1.3. Data Management Target State Figure 1 illustrates conceptually the desired target state of NOAA data management activities. Not all activities are illustrated in this diagram, but it is useful as a high-level concept. The NOAA EDM Framework is intended to help guide NOAA activities toward such a target state. The modest expectations of this target state are appropriate for the medium term, and do not reflect the possible inclusion of advanced technologies in the longer term. Some NOAA datasets are nearly at this target state, but others are not; an assessment (see Section 2.6) will assist in determining the gaps.
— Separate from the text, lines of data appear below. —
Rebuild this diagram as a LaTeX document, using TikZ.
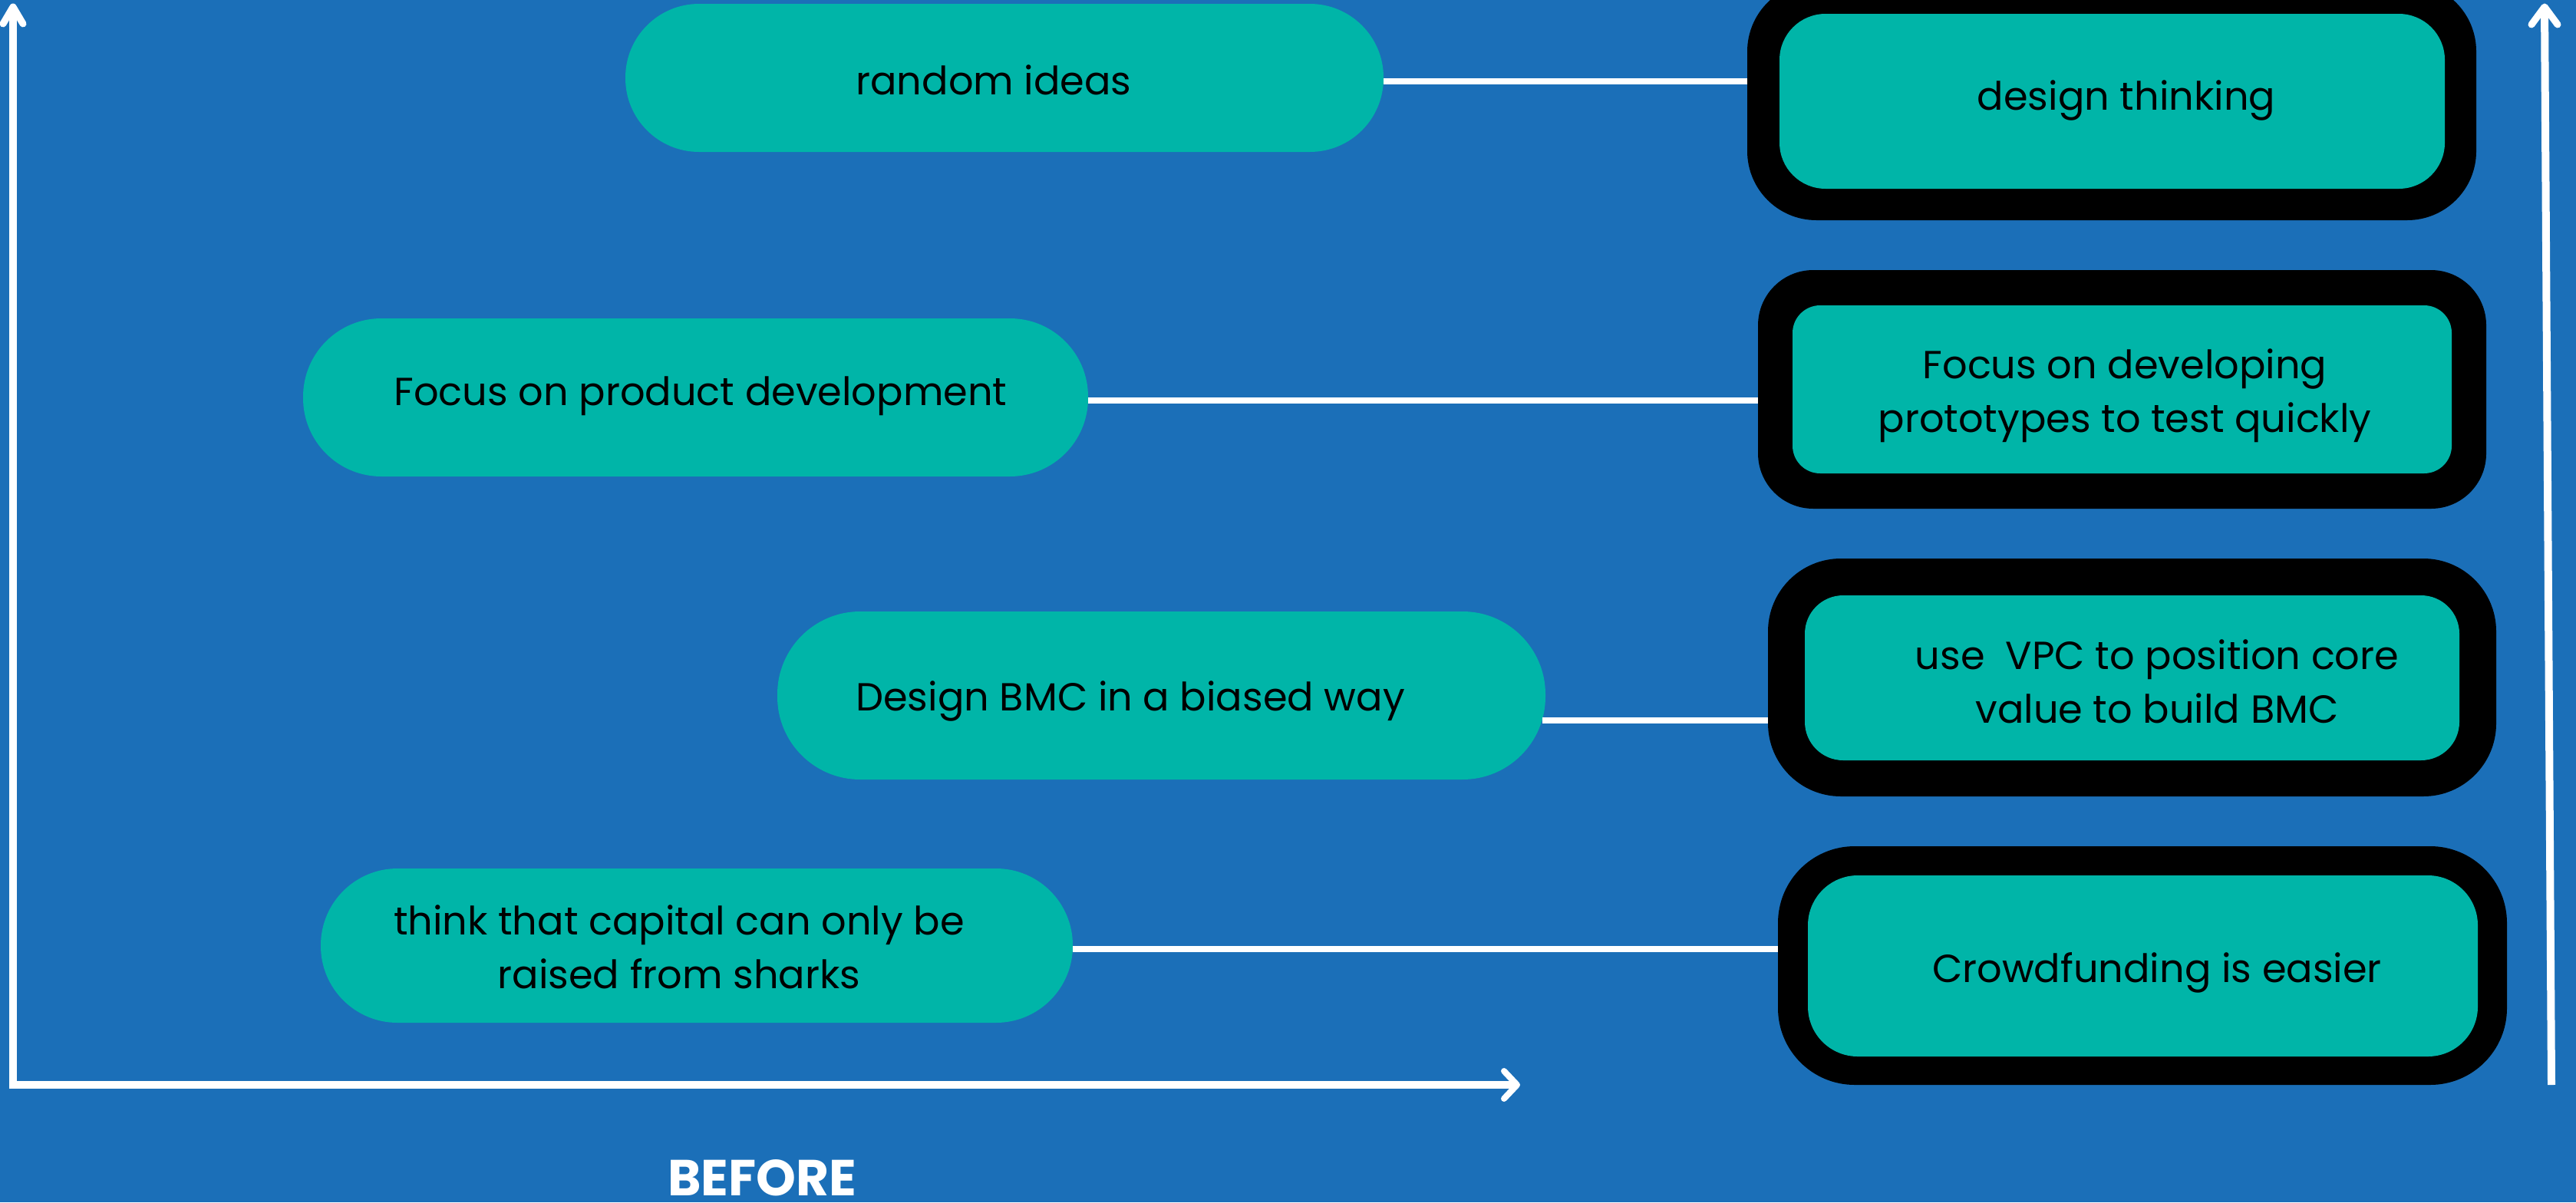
\documentclass[tikz,border=0pt]{standalone}
\usepackage{fontspec}
\setmainfont{Poppins}
\definecolor{bgblue}{RGB}{27,111,184}
\definecolor{tealbox}{RGB}{0,181,168}
\newcommand{\twoline}[2]{\begin{tabular}[t]{@{}c@{}}#1\\#2\end{tabular}}
\begin{document}
\begin{tikzpicture}[x=1pt,y=-1pt,
  pillbox/.style={fill=tealbox, draw=none, inner sep=0pt},
  framebox/.style={fill=black, draw=none, inner sep=0pt},
  innerbox/.style={fill=tealbox, draw=none, inner sep=0pt},
  txt/.style={anchor=base, inner sep=0pt, text=black, font=\fontsize{51}{70}\selectfont},
  conn/.style={draw=white, line width=8pt},
  axisline/.style={draw=white, line width=10pt},
  headline/.style={draw=white, line width=9pt, line cap=round, line join=round}]
\useasboundingbox (0,0) rectangle (3357,1567);
\clip (0,0) rectangle (3357,1567);
\fill[bgblue] (0,0) rectangle (3357,1567);

% left pills
\node[pillbox, rounded corners=96pt, minimum width=988pt, minimum height=193pt] (L1) at (1309,101.5) {};
\node[pillbox, rounded corners=102pt, minimum width=1023pt, minimum height=206pt] (L2) at (906.5,518) {};
\node[pillbox, rounded corners=108pt, minimum width=1001pt, minimum height=219pt] (L3) at (1513.5,906.5) {};
\node[pillbox, rounded corners=100pt, minimum width=980pt, minimum height=201pt] (L4) at (908,1232.5) {};

% right framed boxes
\node[framebox, rounded corners=90pt, minimum width=950pt, minimum height=310pt] (R1o) at (2752,132) {};
\node[innerbox, rounded corners=60pt, minimum width=867pt, minimum height=228pt] (R1) at (2752.5,132) {};
\node[framebox, rounded corners=72pt, minimum width=949pt, minimum height=311pt] (R2o) at (2765.5,507.5) {};
\node[innerbox, rounded corners=36pt, minimum width=859pt, minimum height=219pt] (R2) at (2765.5,507.5) {};
\node[framebox, rounded corners=95pt, minimum width=949pt, minimum height=310pt] (R3o) at (2778.5,883) {};
\node[innerbox, rounded corners=50pt, minimum width=853pt, minimum height=215pt] (R3) at (2778.5,883.5) {};
\node[framebox, rounded corners=100pt, minimum width=950pt, minimum height=311pt] (R4o) at (2792,1258.5) {};
\node[innerbox, rounded corners=65pt, minimum width=873pt, minimum height=236pt] (R4) at (2792.5,1259) {};

% connectors
\draw[conn] (L1.east |- 0,105.5) -- (R1o.west |- 0,105.5);
\draw[conn] (L2.east |- 0,522) -- (R2o.west |- 0,522);
\draw[conn] ([xshift=-4pt]L3.east |- 0,939) -- (R3o.west |- 0,939);
\draw[conn] (L4.east |- 0,1237) -- (R4o.west |- 0,1237);

% texts
\node[txt] (T1) at (1295,123) {random ideas};
\node[txt] (T2) at (913,528) {Focus on product development};
\node[txt] (T3) at (1473,926) {Design BMC in a biased way};
\node[txt] (T4) at (885,1218) {\twoline{think that capital can only be}{raised from sharks}};
\node[txt] (U1) at (2771,143) {design thinking};
\node[txt] (U2) at (2769,493) {\twoline{Focus on developing}{prototypes to test quickly}};
\node[txt] (U3) at (2811,872) {\twoline{use\ \ VPC to position core}{value to build BMC}};
\node[txt] (U4) at (2811,1280) {Crowdfunding is easier};

% axes
\coordinate (O1) at (17,1419);
\coordinate (Y1) at (17,9);
\coordinate (O2) at (17,1414);
\coordinate (X1) at (1977,1414);
\coordinate (O3) at (3325,1414);
\coordinate (Y3) at (3316,9);
\draw[axisline] (O1) -- (Y1);
\draw[headline] (4,31) -- (Y1) -- (30,31);
\draw[axisline] (O2) -- (X1);
\draw[headline, line width=8pt] (1960,1396) -- (X1) -- (1960,1432);
\draw[axisline] (O3) -- (Y3);
\draw[headline] (3299,32) -- (Y3) -- (3333,32);

\node[anchor=base, inner sep=0pt, text=white, font=\fontsize{66}{70}\selectfont\bfseries] (B) at (993,1558) {BEFORE};
\end{tikzpicture}
\end{document}
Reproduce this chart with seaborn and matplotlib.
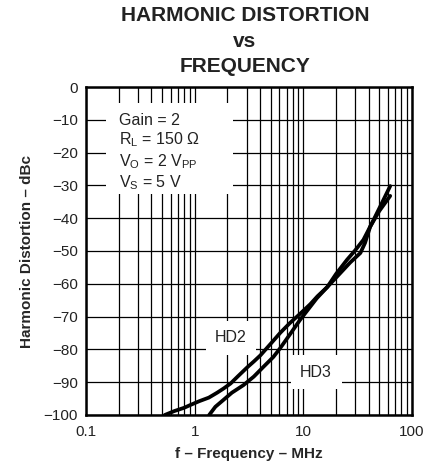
import numpy as np
import pandas as pd
import matplotlib
matplotlib.use("Agg")
import matplotlib.pyplot as plt
from matplotlib.patches import Rectangle
import seaborn as sns

# HD2 / HD3 curves read from the datasheet plot (frequency in MHz, distortion in dBc)
hd2_freq = [0.53, 0.65, 0.8, 0.92, 1.1, 1.35, 1.61, 1.85, 2.14, 2.5, 3.04, 3.5, 4.03,
            5.0, 6.15, 7.5, 9.3, 11.6, 13.5, 16.6, 20, 25.2, 30, 35.7, 41.2, 50, 63]
hd2_db = [-100, -98.8, -97.8, -96.9, -95.8, -94.7, -93.2, -91.9, -90.4, -88.2, -85.5, -83.7, -81.8,
          -78.3, -74.9, -72, -69.2, -66.2, -63.8, -61, -57, -52.7, -49.8, -46.6, -42.6, -37, -30.2]

hd3_freq = [1.36, 1.55, 1.84, 2.2, 2.81, 3.5, 4.3, 5.3, 6.1, 7.5, 9.33, 11.2, 13.3,
            16.6, 21.8, 27, 33.5, 37, 41.2, 50, 63]
hd3_db = [-100, -97.5, -95.4, -93.2, -90.9, -88.3, -85.3, -82.3, -79.7, -75.5, -71, -67.6, -64.4,
          -61, -56.8, -53.5, -50.6, -47.5, -42.6, -37.8, -33.2]

x_ticks = [0.1, 1, 10, 100]
x_labels = ["0.1", "1", "10", "100"]
y_ticks = list(range(-100, 1, 10))

conditions = ["Gain = 2",
              r"R$_\mathregular{L}$ = 150 Ω",
              r"V$_\mathregular{O}$ = 2 V$_\mathregular{PP}$",
              r"V$_\mathregular{S}$ = 5 V"]

df = pd.concat([
    pd.DataFrame({"freq": hd2_freq, "db": hd2_db, "curve": "HD2"}),
    pd.DataFrame({"freq": hd3_freq, "db": hd3_db, "curve": "HD3"}),
])

sns.set_style("white")
plt.rcParams["font.family"] = ["Liberation Sans", "DejaVu Sans"]
plt.rcParams["mathtext.fontset"] = "custom"
plt.rcParams["mathtext.rm"] = "Liberation Sans"
plt.rcParams["mathtext.it"] = "Liberation Sans:italic"
plt.rcParams["mathtext.bf"] = "Liberation Sans:bold"

fig = plt.figure(figsize=(4.46, 4.67), dpi=100)
ax = fig.add_axes([86 / 446, 1 - 415 / 467, 326 / 446, 328 / 467])

sns.lineplot(data=df, x="freq", y="db", hue="curve", palette={"HD2": "black", "HD3": "black"},
             estimator=None, sort=True, legend=False, linewidth=2.7, ax=ax)

ax.set_xscale("log")
ax.set_xlim(0.1, 100)
ax.set_ylim(-100, 0)
ax.set_xticks(x_ticks)
ax.set_xticklabels(x_labels)
ax.set_xticks([m * d for d in [0.1, 1, 10] for m in range(2, 10)], minor=True)
ax.set_yticks(y_ticks)
ax.tick_params(which="both", length=0, labelsize=11, colors="#222222")
ax.tick_params(axis="x", pad=7)
ax.tick_params(axis="y", pad=6)

ax.set_axisbelow(True)
ax.grid(which="both", color="black", linewidth=0.9)
for s in ax.spines.values():
    s.set_linewidth(1.8)
    s.set_color("black")

ax.set_xlabel("f – Frequency – MHz", fontsize=11, fontweight="bold", labelpad=6)
ax.set_ylabel("Harmonic Distortion – dBc", fontsize=11, fontweight="bold", labelpad=7)

# white panel behind the test conditions (breaks the grid like the datasheet)
ax.add_patch(Rectangle((0.061, 0.674), 0.39, 0.277, transform=ax.transAxes,
                       facecolor="white", edgecolor="none", zorder=1.2))
ax.text(0.2, -7.8, "\n".join(conditions), fontsize=11.5, color="#222222", ha="left", va="top",
        linespacing=1.2, zorder=1.5)

box = dict(facecolor="white", edgecolor="none", boxstyle="square,pad=0.6")
ax.text(2.16, -76.4, "HD2", fontsize=11.5, color="#222222", ha="center", va="center",
        bbox=box, zorder=1.5)
ax.text(13.1, -87.0, "HD3", fontsize=11.5, color="#222222", ha="center", va="center",
        bbox=box, zorder=1.5)

fig.text(0.549, 1 - 6 / 467, "HARMONIC DISTORTION\nvs\nFREQUENCY", fontsize=15,
         fontweight="bold", ha="center", va="top", linespacing=1.45, color="#222222")

fig.savefig("out.png", dpi=100)
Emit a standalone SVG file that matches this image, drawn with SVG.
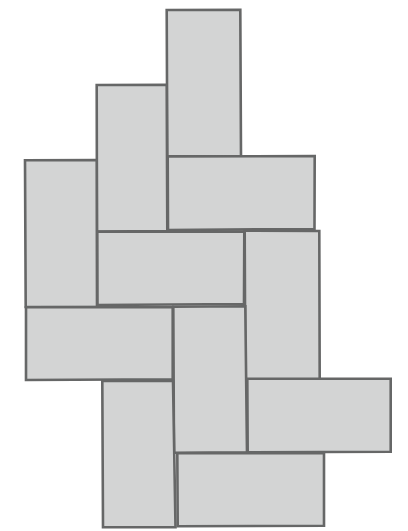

The Directive documents mentioned here, some of which are in preparation, are discussed more fully in Section 2.2.2.

* https://www.nosc.noaa.gov/EDMC/

Figure 1: Conceptual overview of the desired target state of NOAA data management activities. Not all activities are illustrated. The numbers correspond to steps in the walk-through below.

Walk-through starting at the upper left of Figure 1:

1. Requirements for observational data are established by agency leadership and guide data producers in determining what NOAA observing systems to develop and deploy, and from what non-NOAA systems to acquire data.

2. Advanced planning based on the NOAA Data Management Planning directive addresses how the observed or acquired data will be handled and preserved.

3. Data producers generate data, and in accordance with the Data Documentation directive also ensure the creation of associated metadata that explains the nature, origin and quality of the data.

This step implicitly includes quality control and product generation, which are not shown for simplicity.

4. Data are transmitted in near-real-time to operational data users.

5. Data are also made discoverable and accessible for other users via standardized online services per the Data Access directive.

6. Data and metadata are sent to a NOAA National Data Center (or other approved Archive facility) for long-term preservation.

7. Datasets are assigned a persistent identifier (ID) by the Data Center in accordance with the Data Citation directive.

8. The Data Center offers access and discovery of archived data using services compatible with those offered by the original data producers.

Version 1.0 6 2013-03-14 NOAA Environmental Data Management Framework

9. A Data Management Dashboard automatically measures statistics from metadata records and catalog holdings to enable leadership to assess the status of, and observe improvements in, data access, documentation, and preservation.

10. Data Users both in and out of NOAA can employ the software Tools of their choice to find, retrieve and decode data because NOAA metadata and services are well-defined and functional.

11. Users employ NOAA data to create a result such as a derived information product, forecast, scientific paper, decision, policy, or incident response.

12. The User can cite the data used by referencing its ID, so the agency can track usage and provide credit to data producers and managers.

13. Users have the opportunity to provide feedback regarding data quality and other attributes.

14. Finally, Users help refine the requirements for new or improved observations.

2. The Environmental Data Management Framework The basic elements of the Environmental Data Management Framework are illustrated in Figure 2. The EDM Framework includes Principles, Governance, Resources, Standards, Architecture, and Assessment that apply broadly to many classes of data, and individual Data Lifecycles for particular data collections.